GIVEN INSTRUCTION:
Begin the copy with the line that contains "Write the matplotlib code for this chart." and end it with the line that contains "0.98, 0.99, 1.0]". Print these lines exactly and omit all pictures.

----------------------------------------

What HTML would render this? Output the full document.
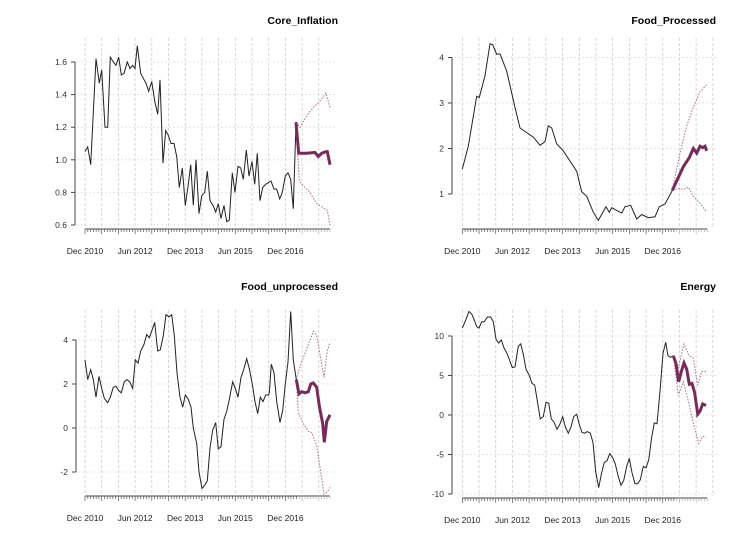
<!DOCTYPE html><html><head><style>body{margin:0;background:#fff}svg{display:block}text{font-family:"Liberation Sans",sans-serif}</style></head><body>
<svg id="s" width="754" height="533" xmlns="http://www.w3.org/2000/svg"></svg>
<script>
var S=document.getElementById('s'),h='';
function P(o){
 var X=function(zx){return zx/3+o.ox};
 for(var k=0;k<16;k++){var zx=o.z0+k*50.1;if(zx>885)break;var x=X(zx);
  h+='<line x1="'+x+'" y1="'+o.top+'" x2="'+x+'" y2="'+(o.ay-2)+'" stroke="#ccc" stroke-width="0.8" stroke-dasharray="3,2"/>';}
 o.ticks.forEach(function(t){var y=o.y(t);h+='<line x1="'+(o.ax+2)+'" y1="'+y+'" x2="'+X(890)+'" y2="'+y+'" stroke="#ddd" stroke-width="0.8" stroke-dasharray="2,2"/>';
  h+='<line x1="'+(o.ax-4)+'" y1="'+y+'" x2="'+o.ax+'" y2="'+y+'" stroke="#444"/><text x="'+(o.ax-8)+'" y="'+(y+3)+'" font-size="8.5" text-anchor="end" fill="#333">'+t+'</text>';});
 h+='<line x1="'+o.ax+'" y1="'+o.y(o.ticks[0])+'" x2="'+o.ax+'" y2="'+o.y(o.ticks[o.ticks.length-1])+'" stroke="#444"/>';
 var xs=X(o.z0),xe=X(o.z0+88*8.35);
 h+='<line x1="'+xs+'" y1="'+o.ay+'" x2="'+xe+'" y2="'+o.ay+'" stroke="#444"/>';
 for(var m=0;m<=88;m++){var x=X(o.z0+m*8.35);h+='<line x1="'+x+'" y1="'+o.ay+'" x2="'+x+'" y2="'+(o.ay+(m%6?3:5))+'" stroke="'+(m>76?'#aaa':'#555')+'" stroke-width="0.7"/>';}
 ['Dec 2010','Jun 2012','Dec 2013','Jun 2015','Dec 2016'].forEach(function(l,i){h+='<text x="'+X(o.z0+i*150.3)+'" y="'+(o.ay+25)+'" font-size="8.5" text-anchor="middle" fill="#222">'+l+'</text>';});
 h+='<text x="'+o.tx+'" y="'+o.ty+'" font-size="10.5" font-weight="bold" text-anchor="end">'+o.title+'</text>';
 function pl(a,st){var p=[];for(var i=0;i<a.length;i+=2)p.push(X(a[i]).toFixed(1)+','+o.y(a[i+1]).toFixed(1));h+='<polyline fill="none" points="'+p.join(' ')+'" '+st+'/>';}
 pl(o.up,'stroke="#a07088" stroke-width="1" stroke-dasharray="1.5,1.5"');
 pl(o.lo,'stroke="#a07088" stroke-width="1" stroke-dasharray="1.5,1.5"');
 pl(o.d,'stroke="#222" stroke-width="1"');
 pl(o.f,'stroke="#7a2a58" stroke-width="3"');
}
P({ox:40,z0:135,ax:75,ay:229,top:38,tx:338,ty:24,title:'Core_Inflation',ticks:[0.6,0.8,1.0,1.2,1.4,1.6].map(function(v){return v.toFixed(1)}),
 y:function(v){return 225-(v-0.6)*163},
 d:[135,1.05,143,1.08,152,0.97,168,1.62,178,1.47,185,1.55,195,1.2,203,1.2,211,1.63,220,1.6,228,1.58,236,1.63,244,1.52,252,1.53,262,1.6,270,1.56,278,1.58,285,1.56,292,1.7,302,1.53,310,1.5,318,1.47,326,1.42,335,1.48,345,1.35,353,1.28,360,1.49,369,0.98,377,1.18,385,1.15,393,1.1,402,1.1,410,1.02,418,0.83,427,0.95,436,0.72,445,0.85,452,0.97,460,0.72,468,1.0,477,0.67,485,0.78,494,0.8,502,0.93,510,0.75,519,0.72,527,0.68,535,0.73,543,0.64,552,0.72,560,0.62,568,0.63,577,0.92,585,0.8,594,0.96,602,0.95,610,0.88,619,1.06,627,0.9,636,0.99,644,0.85,652,1.04,660,0.75,668,0.83,677,0.85,693,0.87,702,0.82,710,0.82,719,0.76,727,0.8,736,0.9,744,0.92,752,0.88,760,0.7,768,1.23],
 f:[768,1.23,776,1.04,800,1.04,825,1.045,835,1.02,845,1.04,858,1.05,862,1.05,870,0.97],
 up:[768,1.23,780,1.2,800,1.27,820,1.32,840,1.36,858,1.41,870,1.32],
 lo:[768,1.23,778,0.87,790,0.84,810,0.8,830,0.73,855,0.70,862,0.69,870,0.6]});
P({ox:420,z0:127,ax:452,ay:229,top:38,tx:716,ty:24,title:'Food_Processed',ticks:['1','2','3','4'],
 y:function(v){return 194-(v-1)*45.5},
 d:[127,1.55,145,2.05,170,3.15,178,3.12,195,3.6,210,4.3,218,4.28,230,4.07,240,4.08,260,3.7,285,2.9,300,2.45,320,2.35,340,2.25,360,2.07,375,2.15,385,2.5,395,2.45,410,2.1,430,1.95,470,1.5,485,1.05,500,0.95,520,0.6,535,0.42,558,0.72,568,0.6,575,0.7,595,0.62,605,0.58,615,0.72,632,0.75,650,0.45,665,0.55,685,0.48,705,0.5,718,0.72,735,0.78,757,1.08],
 f:[757,1.08,790,1.6,808,1.8,820,2.0,830,1.9,840,2.05,848,2.02,855,2.05,860,1.95],
 up:[757,1.08,780,1.9,800,2.5,820,2.9,840,3.25,860,3.4],
 lo:[757,1.08,775,1.12,790,1.1,805,1.15,820,0.95,840,0.8,860,0.6]});
P({ox:40,z0:135,ax:76,ay:496,top:310,tx:338,ty:290,title:'Food_unprocessed',ticks:['-2','0','2','4'],
 y:function(v){return 428-v*22},
 d:[135,3.1,143,2.2,152,2.65,160,2.2,168,1.4,177,2.35,185,1.8,193,1.35,203,1.15,211,1.4,220,1.85,228,1.9,236,1.7,244,1.6,253,2.1,261,2.2,269,2.1,278,1.8,286,3.1,294,2.95,302,3.5,312,3.8,320,4.25,328,4.1,344,4.8,353,3.5,361,3.55,370,4.2,378,5.15,387,5.05,395,5.15,403,4.2,411,2.5,420,1.4,428,0.95,436,1.5,445,1.3,453,0.95,460,0,470,-0.7,477,-2,486,-2.75,494,-2.6,502,-2.4,510,-0.9,518,-0.1,527,0.25,535,-0.95,543,-0.85,552,0.4,560,0.75,568,1.3,578,2.1,586,1.8,594,1.4,603,2.3,612,2.7,620,3.15,628,2.7,637,2.0,645,1.2,653,0.65,661,1.4,669,1.2,677,1.5,686,1.5,688,1.6,694,2.9,702,2.5,710,1.2,720,0.25,728,0.8,736,2.0,744,3.0,752,5.3,760,3.1,769,2.2],
 f:[769,2.2,777,1.55,785,1.65,795,1.6,805,1.65,812,2.0,820,2.05,830,1.85,838,1.0,848,0.2,853,-0.65,860,0.3,870,0.6],
 up:[769,2.2,780,2.8,800,3.6,820,4.4,830,4.2,845,2.9,852,2.3,862,3.5,870,3.9],
 lo:[769,2.2,775,0.7,790,0.2,805,-0.15,815,-0.2,830,-0.8,845,-2.3,852,-3.0,862,-2.9,870,-2.7]});
P({ox:420,z0:127,ax:452,ay:498,top:310,tx:716,ty:290,title:'Energy',ticks:['-10','-5','0','5','10'],
 y:function(v){return 415-v*7.9},
 d:[127,11,137,12,147,13.1,155,12.8,163,12,170,11.2,177,11,185,11.8,193,11.8,202,12.4,212,12.4,220,11.8,228,9.6,236,9.1,244,9.5,252,8.5,261,7.8,269,6.9,277,6,285,6.1,295,8.7,302,9,310,7.7,318,5.8,328,5,336,4,344,3.8,352,1.8,361,-0.5,370,-0.2,378,1.6,386,1.5,394,-0.5,402,-0.9,411,-1.8,419,-1.2,428,-0.2,436,-1.5,445,-2.3,453,-1.5,461,-0.2,470,0.1,478,-1.2,486,-2.2,494,-2.3,502,-2.1,511,-2.3,519,-3.5,527,-7.2,536,-9.2,544,-7.5,553,-6,561,-5.8,569,-4.9,578,-5.4,586,-6.2,595,-7.8,603,-8.9,611,-8.3,620,-6.5,628,-5.5,636,-7.3,645,-8.7,653,-8.7,661,-8.2,670,-6.5,678,-6.7,686,-5.7,695,-2.8,703,-1,711,-1.1,720,3,729,7.8,737,9.2,744,7.5,752,7.3,760,7.5],
 f:[760,7.5,768,6.5,776,4.2,784,5.5,792,6.6,800,5.8,808,3.9,816,4.0,824,2.8,833,0.1,840,0.5,848,1.4,858,1.2],
 up:[760,7.5,775,6.0,792,9.0,808,7.5,820,7.2,833,3.8,845,5.5,858,5.5],
 lo:[760,7.5,775,2.5,790,4.2,805,1.8,820,-1,836,-3.6,848,-2.7,858,-2.8]});
S.innerHTML=h;
</script></body></html>
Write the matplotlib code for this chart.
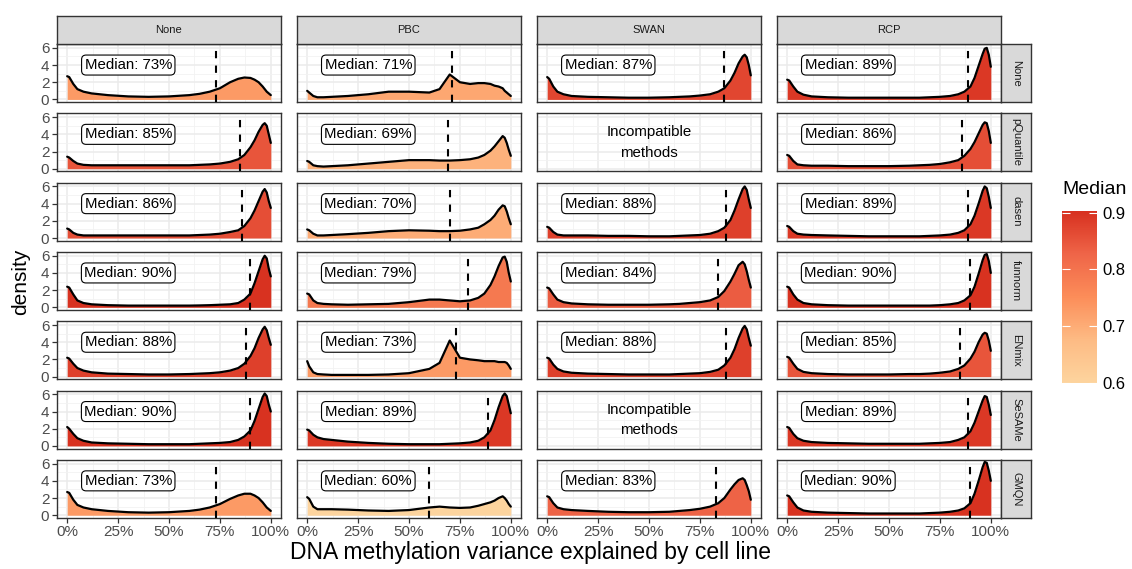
import numpy as np
import matplotlib.pyplot as plt
from matplotlib.colors import LinearSegmentedColormap, Normalize
from matplotlib.cm import ScalarMappable

plt.rcParams["font.family"] = ["Liberation Sans", "DejaVu Sans"]

# Facets
cols = ["None", "PBC", "SWAN", "RCP"]
rows = ["None", "pQuantile", "dasen", "funnorm", "ENmix", "SeSAMe", "GMQN"]

# Median variance explained (None = incompatible combination)
medians = [
    [0.73, 0.71, 0.87, 0.89],
    [0.85, 0.69, None, 0.86],
    [0.86, 0.70, 0.88, 0.89],
    [0.90, 0.79, 0.84, 0.90],
    [0.88, 0.73, 0.88, 0.85],
    [0.90, 0.89, None, 0.89],
    [0.73, 0.60, 0.83, 0.90],
]

# Density estimates read at these x positions
x_grid = [0, 0.01, 0.03, 0.05, 0.08, 0.12, 0.2, 0.3, 0.4, 0.5, 0.6, 0.65, 0.7,
          0.75, 0.8, 0.84, 0.87, 0.9, 0.92, 0.94, 0.96, 0.97, 0.98, 0.99, 1.0]

dens_none = [
    [2.7, 2.6, 1.8, 1.2, 0.9, 0.7, 0.5, 0.35, 0.3, 0.35, 0.5, 0.65, 0.9, 1.3, 2.0, 2.4, 2.55, 2.5, 2.3, 2.0, 1.5, 1.2, 0.9, 0.7, 0.5],
    [1.4, 1.3, 0.9, 0.6, 0.45, 0.4, 0.4, 0.4, 0.4, 0.4, 0.4, 0.45, 0.5, 0.6, 0.8, 1.1, 1.6, 2.5, 3.3, 4.3, 5.1, 5.3, 5.0, 4.0, 3.0],
    [1.1, 1.0, 0.6, 0.4, 0.3, 0.3, 0.3, 0.3, 0.3, 0.3, 0.3, 0.35, 0.4, 0.5, 0.7, 0.9, 1.4, 2.3, 3.2, 4.3, 5.4, 5.7, 5.3, 4.3, 3.5],
    [2.4, 2.3, 1.5, 0.8, 0.5, 0.35, 0.25, 0.2, 0.2, 0.2, 0.2, 0.22, 0.25, 0.3, 0.35, 0.5, 0.9, 1.6, 2.8, 4.2, 5.6, 6.0, 5.7, 4.5, 3.6],
    [2.2, 2.1, 1.5, 1.0, 0.7, 0.5, 0.35, 0.3, 0.25, 0.25, 0.3, 0.35, 0.4, 0.5, 0.7, 1.0, 1.5, 2.4, 3.3, 4.5, 5.5, 5.8, 5.4, 4.5, 3.7],
    [2.2, 2.0, 1.4, 0.9, 0.6, 0.4, 0.3, 0.25, 0.2, 0.2, 0.2, 0.25, 0.3, 0.35, 0.45, 0.7, 1.1, 1.8, 2.9, 4.3, 5.7, 6.1, 5.8, 4.8, 4.0],
    [2.7, 2.6, 1.8, 1.2, 0.9, 0.7, 0.5, 0.35, 0.3, 0.35, 0.5, 0.65, 0.9, 1.3, 1.9, 2.3, 2.5, 2.5, 2.3, 2.0, 1.5, 1.2, 0.9, 0.7, 0.5],
]
dens_pbc = [
    [1.0, 0.8, 0.4, 0.25, 0.25, 0.3, 0.4, 0.6, 0.9, 0.9, 0.8, 1.2, 2.9, 2.0, 1.8, 1.9, 1.9, 1.8, 1.6, 1.5, 1.3, 1.0, 0.8, 0.6, 0.4],
    [0.9, 0.8, 0.4, 0.3, 0.25, 0.3, 0.4, 0.6, 0.8, 1.0, 1.0, 0.95, 0.95, 1.0, 1.1, 1.3, 1.6, 2.1, 2.6, 3.2, 3.8, 3.6, 3.0, 2.2, 1.5],
    [1.0, 0.9, 0.5, 0.3, 0.3, 0.35, 0.45, 0.6, 0.8, 0.9, 0.85, 0.8, 0.8, 0.85, 1.0, 1.2, 1.6, 2.1, 2.6, 3.3, 3.8, 3.7, 3.1, 2.3, 1.6],
    [1.6, 1.5, 0.8, 0.5, 0.4, 0.35, 0.3, 0.35, 0.4, 0.6, 0.9, 0.9, 0.8, 0.7, 0.8, 1.1, 1.6, 2.6, 3.6, 4.8, 5.8, 5.9, 5.3, 4.0, 3.0],
    [1.8, 1.2, 0.5, 0.3, 0.25, 0.2, 0.2, 0.2, 0.25, 0.4, 0.9, 1.6, 4.2, 2.2, 2.0, 1.9, 1.8, 1.8, 1.8, 1.7, 1.7, 1.7, 1.6, 1.3, 0.9],
    [1.9, 1.8, 1.3, 1.0, 0.8, 0.7, 0.5, 0.35, 0.25, 0.2, 0.2, 0.2, 0.25, 0.3, 0.4, 0.6, 1.0, 1.8, 3.0, 4.5, 5.8, 6.1, 5.8, 4.8, 3.8],
    [2.1, 1.9, 1.0, 0.7, 0.7, 0.7, 0.65, 0.55, 0.5, 0.6, 0.9, 1.0, 0.9, 0.85, 0.9, 1.1, 1.3, 1.5, 1.7, 2.0, 2.2, 2.0, 1.7, 1.3, 1.0],
]
dens_swan = [
    [2.6, 2.4, 1.5, 0.9, 0.6, 0.4, 0.3, 0.25, 0.2, 0.2, 0.25, 0.3, 0.35, 0.45, 0.6, 0.9, 1.3, 2.2, 3.1, 4.2, 5.0, 5.2, 4.9, 4.0, 2.8],
    None,
    [1.3, 1.2, 0.7, 0.4, 0.3, 0.3, 0.3, 0.25, 0.25, 0.2, 0.2, 0.25, 0.3, 0.35, 0.5, 0.8, 1.2, 2.1, 3.2, 4.5, 5.7, 6.0, 5.6, 4.5, 3.5],
    [2.3, 2.2, 1.5, 0.9, 0.6, 0.45, 0.35, 0.3, 0.3, 0.3, 0.35, 0.4, 0.5, 0.6, 0.8, 1.2, 1.9, 3.0, 3.9, 4.9, 5.3, 5.0, 4.2, 3.2, 2.3],
    [2.2, 2.1, 1.4, 0.9, 0.6, 0.45, 0.35, 0.3, 0.25, 0.25, 0.25, 0.3, 0.35, 0.4, 0.55, 0.8, 1.3, 2.2, 3.2, 4.5, 5.6, 5.9, 5.5, 4.5, 3.6],
    None,
    [2.2, 2.1, 1.4, 0.9, 0.7, 0.6, 0.5, 0.4, 0.35, 0.35, 0.4, 0.5, 0.6, 0.75, 1.0, 1.4, 2.0, 3.0, 3.6, 4.1, 4.3, 4.1, 3.5, 2.8, 1.8],
]
dens_rcp = [
    [2.3, 2.2, 1.5, 0.9, 0.55, 0.35, 0.25, 0.2, 0.2, 0.2, 0.2, 0.2, 0.25, 0.3, 0.4, 0.6, 0.9, 1.5, 2.5, 3.9, 5.3, 5.9, 6.0, 5.2, 3.8],
    [1.6, 1.5, 0.9, 0.5, 0.4, 0.35, 0.35, 0.3, 0.3, 0.3, 0.35, 0.4, 0.45, 0.55, 0.75, 1.0, 1.5, 2.3, 3.1, 4.1, 5.1, 5.4, 5.3, 4.4, 3.0],
    [1.4, 1.3, 0.8, 0.5, 0.4, 0.35, 0.3, 0.25, 0.2, 0.2, 0.2, 0.2, 0.25, 0.3, 0.4, 0.6, 0.9, 1.6, 2.6, 4.0, 5.5, 6.0, 5.8, 4.8, 3.5],
    [2.4, 2.3, 1.5, 0.9, 0.5, 0.35, 0.25, 0.2, 0.2, 0.2, 0.2, 0.2, 0.2, 0.25, 0.35, 0.5, 0.8, 1.4, 2.4, 3.9, 5.5, 6.1, 6.2, 5.4, 4.0],
    [2.3, 2.2, 1.5, 0.9, 0.55, 0.4, 0.3, 0.25, 0.25, 0.25, 0.3, 0.3, 0.35, 0.45, 0.6, 0.9, 1.3, 2.1, 2.9, 4.0, 4.9, 5.1, 5.0, 4.2, 3.0],
    [2.2, 2.1, 1.4, 0.9, 0.6, 0.45, 0.35, 0.3, 0.25, 0.25, 0.25, 0.25, 0.3, 0.35, 0.45, 0.7, 1.0, 1.7, 2.7, 4.0, 5.3, 5.8, 5.7, 4.8, 3.6],
    [2.3, 2.2, 1.5, 0.9, 0.55, 0.4, 0.3, 0.25, 0.2, 0.2, 0.2, 0.2, 0.25, 0.3, 0.4, 0.55, 0.8, 1.4, 2.5, 4.0, 5.6, 6.2, 6.1, 5.2, 4.0],
]
densities = [dens_none, dens_pbc, dens_swan, dens_rcp]

x_ticks = [0, 0.25, 0.5, 0.75, 1.0]
x_labels = ["0%", "25%", "50%", "75%", "100%"]
y_ticks = [0, 2, 4, 6]
cbar_ticks = [0.6, 0.7, 0.8, 0.9]

W, H = 1132, 569
fig = plt.figure(figsize=(W / 100, H / 100), dpi=100)


def box(x0, top, w, h):
    return [x0 / W, 1 - (top + h) / H, w / W, h / H]


cmap = LinearSegmentedColormap.from_list(
    "orrd", ["#FDD49E", "#FDBB84", "#FC8D59", "#EF6548", "#D7301F"])
norm = Normalize(vmin=0.6, vmax=0.903)

grey20 = "#333333"
grey30 = "#4D4D4D"
x = np.array(x_grid)

for i, rname in enumerate(rows):
    for j, cname in enumerate(cols):
        ax = fig.add_axes(box(57 + 240 * j, 44 + 69.3 * i, 224, 58))
        ax.set_xlim(-0.05, 1.05)
        ax.set_ylim(-0.3, 6.45)
        ax.set_xticks(x_ticks)
        ax.set_xticks([0.125, 0.375, 0.625, 0.875], minor=True)
        ax.set_yticks(y_ticks)
        ax.set_yticks([1, 3, 5], minor=True)
        ax.grid(True, which="major", color="#EBEBEB", lw=1.1)
        ax.grid(True, which="minor", color="#F2F2F2", lw=0.6)
        ax.set_axisbelow(True)
        for s in ax.spines.values():
            s.set_color(grey20)
            s.set_linewidth(1.0)
        ax.tick_params(which="minor", length=0)
        ax.tick_params(which="major", length=3.5, width=0.9, color=grey20,
                       labelsize=11, labelcolor=grey30, pad=2)
        if j == 0:
            ax.set_yticklabels([str(t) for t in y_ticks])
        else:
            ax.tick_params(axis="y", length=0, labelleft=False)
        if i == len(rows) - 1:
            ax.set_xticklabels(x_labels)
        else:
            ax.tick_params(axis="x", length=0, labelbottom=False)

        med = medians[i][j]
        dens = densities[j][i]
        if med is None or dens is None:
            ax.text(0.5, 3.05, "Incompatible\nmethods", ha="center", va="center",
                    fontsize=10.8, linespacing=1.55, color="black")
        else:
            d = np.array(dens)
            ax.fill_between(x, 0, d, color=cmap(norm(med)), lw=0, zorder=2)
            ax.plot(x, d, color="black", lw=1.6, zorder=3,
                    solid_joinstyle="round", solid_capstyle="round")
            ax.axvline(med, color="black", lw=1.5, ls=(0, (3.5, 3.5)), zorder=4)
            ax.text(0.3, 4.0, f"Median: {med * 100:.0f}%", ha="center", va="center",
                    fontsize=10.8, zorder=5,
                    bbox=dict(boxstyle="round,pad=0.2,rounding_size=0.3",
                              fc="white", ec="black", lw=0.8))

        # top strips
        if i == 0:
            sax = fig.add_axes(box(57 + 240 * j, 16, 224, 28))
            sax.set_facecolor("#D9D9D9")
            sax.set_xticks([])
            sax.set_yticks([])
            for s in sax.spines.values():
                s.set_color(grey20)
                s.set_linewidth(1.0)
            sax.text(0.5, 0.5, cname, ha="center", va="center", fontsize=8,
                     color="#1A1A1A", transform=sax.transAxes)
        # right strips
        if j == len(cols) - 1:
            rax = fig.add_axes(box(1001, 44 + 69.3 * i, 30, 58))
            rax.set_facecolor("#D9D9D9")
            rax.set_xticks([])
            rax.set_yticks([])
            for s in rax.spines.values():
                s.set_color(grey20)
                s.set_linewidth(1.0)
            rax.text(0.5, 0.5, rname, ha="center", va="center", fontsize=8,
                     rotation=-90, color="#1A1A1A", transform=rax.transAxes)

fig.text(21 / W, 1 - 282 / H, "density", rotation=90, ha="center", va="center",
         fontsize=15)
fig.text(531 / W, 1 - 553 / H, "DNA methylation variance explained by cell line",
         ha="center", va="center", fontsize=16.5)

# colour bar
cax = fig.add_axes(box(1062, 211, 35, 172))
cb = fig.colorbar(ScalarMappable(norm=norm, cmap=cmap), cax=cax, ticks=cbar_ticks)
cb.outline.set_visible(False)
cax.yaxis.set_ticks_position("both")
cax.tick_params(which="major", direction="in", length=6, width=0.8, color="white",
                labelsize=12, labelcolor="black", pad=4, labelleft=False,
                labelright=True)
cax.minorticks_off()
cax.set_yticklabels(["0.6", "0.7", "0.8", "0.9"])
fig.text(1062 / W, 1 - 190 / H, "Median", ha="left", va="center", fontsize=14)

fig.savefig("out.png", dpi=100)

----------------------------------------

FINAL RESULT:
Write the matplotlib code for this chart.
import numpy as np
import matplotlib.pyplot as plt
from matplotlib.colors import LinearSegmentedColormap, Normalize
from matplotlib.cm import ScalarMappable

plt.rcParams["font.family"] = ["Liberation Sans", "DejaVu Sans"]

# Facets
cols = ["None", "PBC", "SWAN", "RCP"]
rows = ["None", "pQuantile", "dasen", "funnorm", "ENmix", "SeSAMe", "GMQN"]

# Median variance explained (None = incompatible combination)
medians = [
    [0.73, 0.71, 0.87, 0.89],
    [0.85, 0.69, None, 0.86],
    [0.86, 0.70, 0.88, 0.89],
    [0.90, 0.79, 0.84, 0.90],
    [0.88, 0.73, 0.88, 0.85],
    [0.90, 0.89, None, 0.89],
    [0.73, 0.60, 0.83, 0.90],
]

# Density estimates read at these x positions
x_grid = [0, 0.01, 0.03, 0.05, 0.08, 0.12, 0.2, 0.3, 0.4, 0.5, 0.6, 0.65, 0.7,
          0.75, 0.8, 0.84, 0.87, 0.9, 0.92, 0.94, 0.96, 0.97, 0.98, 0.99, 1.0]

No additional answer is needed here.